A 29-YEAR-old Belstone chicken farmer has beaten off stiff competition to win a major industry award for efficiency.
Hundreds of entries were received for the prestigious NFU award but Robert Lanning, who has been selling eggs and chickens since he was a lad, has won it at his second attempt.
The chicken farmer, who trades as Devonshire Poultry, started his business with three bantams which the fox ate. He is now producing around a million birds a year for sale in supermarkets.
NFU spokesman Paul Cooper said Robert was up against some of the most modern farms in the country.

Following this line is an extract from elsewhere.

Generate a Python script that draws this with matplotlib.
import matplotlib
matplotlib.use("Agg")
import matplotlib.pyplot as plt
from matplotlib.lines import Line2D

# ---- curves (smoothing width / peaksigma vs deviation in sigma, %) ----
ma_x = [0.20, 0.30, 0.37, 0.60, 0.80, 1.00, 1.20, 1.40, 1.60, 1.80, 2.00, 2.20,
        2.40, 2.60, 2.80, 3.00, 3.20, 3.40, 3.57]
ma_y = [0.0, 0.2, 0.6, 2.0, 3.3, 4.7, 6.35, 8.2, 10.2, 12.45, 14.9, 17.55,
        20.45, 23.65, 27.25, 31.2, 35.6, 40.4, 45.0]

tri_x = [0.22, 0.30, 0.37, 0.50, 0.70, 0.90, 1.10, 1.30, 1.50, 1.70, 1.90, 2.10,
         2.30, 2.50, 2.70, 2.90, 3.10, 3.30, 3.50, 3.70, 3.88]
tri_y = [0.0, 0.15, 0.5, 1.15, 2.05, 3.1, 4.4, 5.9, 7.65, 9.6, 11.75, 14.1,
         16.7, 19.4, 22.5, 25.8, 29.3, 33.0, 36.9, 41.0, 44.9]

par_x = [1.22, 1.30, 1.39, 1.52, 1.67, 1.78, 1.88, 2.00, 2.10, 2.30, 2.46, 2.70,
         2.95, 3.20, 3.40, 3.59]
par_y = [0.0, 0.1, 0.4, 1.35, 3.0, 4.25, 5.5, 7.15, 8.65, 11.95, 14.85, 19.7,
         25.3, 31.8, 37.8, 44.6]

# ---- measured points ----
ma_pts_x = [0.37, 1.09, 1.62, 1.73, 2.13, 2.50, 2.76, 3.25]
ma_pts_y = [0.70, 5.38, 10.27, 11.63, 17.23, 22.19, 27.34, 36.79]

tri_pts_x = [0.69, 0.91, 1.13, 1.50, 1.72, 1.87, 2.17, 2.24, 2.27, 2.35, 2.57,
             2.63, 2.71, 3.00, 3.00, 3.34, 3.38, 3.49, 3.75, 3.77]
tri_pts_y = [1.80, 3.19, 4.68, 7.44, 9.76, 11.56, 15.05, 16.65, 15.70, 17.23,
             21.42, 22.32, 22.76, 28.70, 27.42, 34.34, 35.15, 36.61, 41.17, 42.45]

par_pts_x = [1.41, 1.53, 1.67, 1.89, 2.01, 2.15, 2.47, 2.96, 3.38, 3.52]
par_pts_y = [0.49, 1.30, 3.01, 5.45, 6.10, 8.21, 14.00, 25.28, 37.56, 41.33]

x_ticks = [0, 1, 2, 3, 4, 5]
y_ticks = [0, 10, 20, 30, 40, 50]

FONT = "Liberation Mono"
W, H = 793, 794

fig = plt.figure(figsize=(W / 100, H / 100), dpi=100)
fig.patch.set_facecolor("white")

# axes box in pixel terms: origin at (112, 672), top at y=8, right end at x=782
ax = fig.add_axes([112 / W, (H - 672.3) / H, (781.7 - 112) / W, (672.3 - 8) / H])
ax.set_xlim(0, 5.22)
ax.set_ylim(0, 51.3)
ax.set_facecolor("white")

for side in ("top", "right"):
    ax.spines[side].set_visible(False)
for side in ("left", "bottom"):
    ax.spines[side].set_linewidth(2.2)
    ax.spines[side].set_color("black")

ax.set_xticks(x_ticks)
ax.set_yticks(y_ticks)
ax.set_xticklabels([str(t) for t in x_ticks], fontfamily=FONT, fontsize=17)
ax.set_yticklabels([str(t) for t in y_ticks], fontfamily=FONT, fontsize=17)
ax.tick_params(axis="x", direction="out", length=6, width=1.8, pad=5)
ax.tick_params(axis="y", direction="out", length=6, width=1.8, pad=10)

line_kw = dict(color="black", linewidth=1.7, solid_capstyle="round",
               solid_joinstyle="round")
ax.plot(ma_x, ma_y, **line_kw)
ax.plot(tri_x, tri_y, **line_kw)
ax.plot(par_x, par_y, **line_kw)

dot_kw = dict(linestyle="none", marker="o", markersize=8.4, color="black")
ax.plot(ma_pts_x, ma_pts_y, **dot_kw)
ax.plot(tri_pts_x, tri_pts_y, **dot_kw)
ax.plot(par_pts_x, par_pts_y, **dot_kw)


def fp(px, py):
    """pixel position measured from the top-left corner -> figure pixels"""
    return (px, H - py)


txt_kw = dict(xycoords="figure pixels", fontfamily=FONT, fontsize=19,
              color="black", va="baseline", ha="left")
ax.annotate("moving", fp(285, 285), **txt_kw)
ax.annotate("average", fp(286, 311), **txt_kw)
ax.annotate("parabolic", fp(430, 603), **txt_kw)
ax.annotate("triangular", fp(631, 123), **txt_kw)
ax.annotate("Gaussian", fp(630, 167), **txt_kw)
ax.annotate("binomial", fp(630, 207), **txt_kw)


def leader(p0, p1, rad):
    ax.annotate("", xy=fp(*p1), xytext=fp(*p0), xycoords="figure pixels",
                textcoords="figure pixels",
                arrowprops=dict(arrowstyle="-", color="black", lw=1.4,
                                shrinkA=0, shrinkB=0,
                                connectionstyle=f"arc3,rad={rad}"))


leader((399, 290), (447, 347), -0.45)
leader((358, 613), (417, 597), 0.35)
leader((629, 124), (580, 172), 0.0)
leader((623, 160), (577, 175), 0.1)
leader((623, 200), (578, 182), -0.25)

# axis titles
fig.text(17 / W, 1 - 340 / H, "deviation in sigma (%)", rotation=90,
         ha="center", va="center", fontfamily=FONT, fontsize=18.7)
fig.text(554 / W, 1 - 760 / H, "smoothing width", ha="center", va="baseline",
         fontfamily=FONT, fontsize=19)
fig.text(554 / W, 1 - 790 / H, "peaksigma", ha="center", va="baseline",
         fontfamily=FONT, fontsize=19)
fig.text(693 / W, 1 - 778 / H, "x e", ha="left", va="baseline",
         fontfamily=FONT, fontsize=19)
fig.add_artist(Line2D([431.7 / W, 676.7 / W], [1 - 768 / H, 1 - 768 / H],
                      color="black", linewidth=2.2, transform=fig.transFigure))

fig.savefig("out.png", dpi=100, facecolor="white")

'Robert farms on quite an old farm but it shows that if you do the job properly you can win awards like this,' he said. 'It is lovely to have a winner in this part of the country — we do not get many from the Okehampton area.'
The farmer pays so much regard to the welfare of his chickens that he has even shown representatives from farm animal rights group 'Compassion in World Farming' around his units.
His connections with the poultry industry stem from his father who works in the business but Robert said breeding chickens was not something the family had done before.

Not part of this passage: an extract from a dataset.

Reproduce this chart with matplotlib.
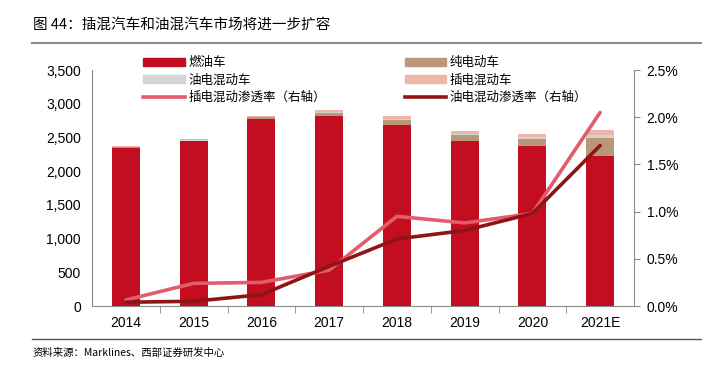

'I have always loved animals but my parents did not own any land to have sheep or cows so the only thing I could look after was chickens.
'When I was ten I used to do a free range egg round on my pushbike and it just went from there really.'
He said the award was something he genuinely wanted to win.
'It was a real surprise,' he said. 'I have put a lot of work in but I did not expect to win it.
'It shows that I am a good chicken farmer and as well as boosting my own self-pride hopefully it will give me more respect in the industry.'
Robert said it was a competitive world and it was essential to work with supermarkets and consumers to produce what they wanted, but he could not and would not compete with the lower standards and prices of poultry meat coming into the UK from other parts of Europe, the Far East and Brazil.
'If consumers want welfare they must buy British chicken,' he said.